Scraping Hacker News in CSharp

Jan 21, 2024 · 9 min read

Web scraping is the process of extracting data from websites automatically. This is useful when the site you want data from doesn't have an official API or database export option. For learning purposes, websites like Hacker News make great scraping targets since they have well-structured data.

In this beginner tutorial, we'll walk through a C# program that scrapes news articles from the Hacker News homepage. We'll cover:

  • Importing required namespaces
  • Defining URLs and initializing HttpClient
  • Sending requests and handling responses
  • Parsing HTML using HtmlAgilityPack
  • Selecting page elements using XPath
  • Extracting and printing article data
  • By the end, you'll have a solid grasp of how web scrapers work!

    This is the page we are talking about…

    Introduction to Hacker News

    Hacker News is a popular social news site focused on computer science and entrepreneurship. Users can submit links to articles, upvote submissions they like, and comment.

    Our program will scrape the front page, extracting details like article titles, scores, authors etc. The goal is to demonstrate web scraping concepts - we won't actually do anything with this data.

    With some small tweaks, you could adapt this scraper to any site that uses tables/list layouts like Hacker News.

    Let's get started!

    Namespaces for HTTP Requests and HTML Parsing

    C# namespaces allow our code to use classes defined elsewhere without needing to qualify them. This scraper uses two external namespaces:

    using System.Net.Http;
    using HtmlAgilityPack;
    

    System.Net.Http contains HttpClient for making web requests.

    HtmlAgilityPack allows parsing and querying HTML using methods like LoadHtml() and XPath.

    The using directives import these namespaces so we can use HttpClient and HtmlAgilityPack directly.

    The Program Class

    Our code goes inside a class named Program:

    class Program
    {
      // Code here
    }
    

    And specifically in the Main() method, which runs first when executed:

    static async Task Main(string[] args)
    {
      // Code here
    }
    
  • static means Main() can be called without creating a Program instance
  • async means it can use await for asynchronous calls
  • Task is the return type
  • This is a common pattern for C# command line programs.

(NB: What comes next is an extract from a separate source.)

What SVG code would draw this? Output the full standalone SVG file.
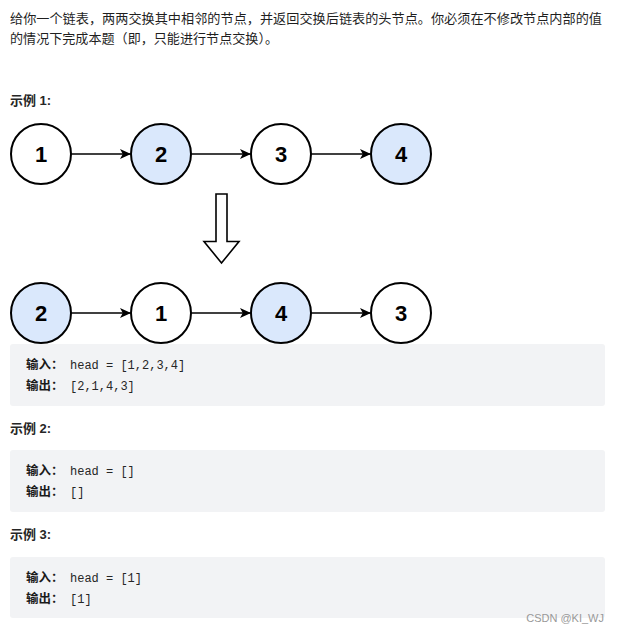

Code goes inside Main().

    Defining the URL

    First we set the target URL to scrape:

    string url = "<https://news.ycombinator.com/>";
    

    This is the homepage URL for Hacker News. We could scrape any webpage by changing this URL.

    Initializing the HttpClient

    HttpClient is used to make HTTP requests in C#:

    using (HttpClient client = new HttpClient())
    {
      // Send request
    }
    

    This initializes an HttpClient instance via the constructor syntax new HttpClass().

    Using a using block ensures the client cleanly disposes network resources when done.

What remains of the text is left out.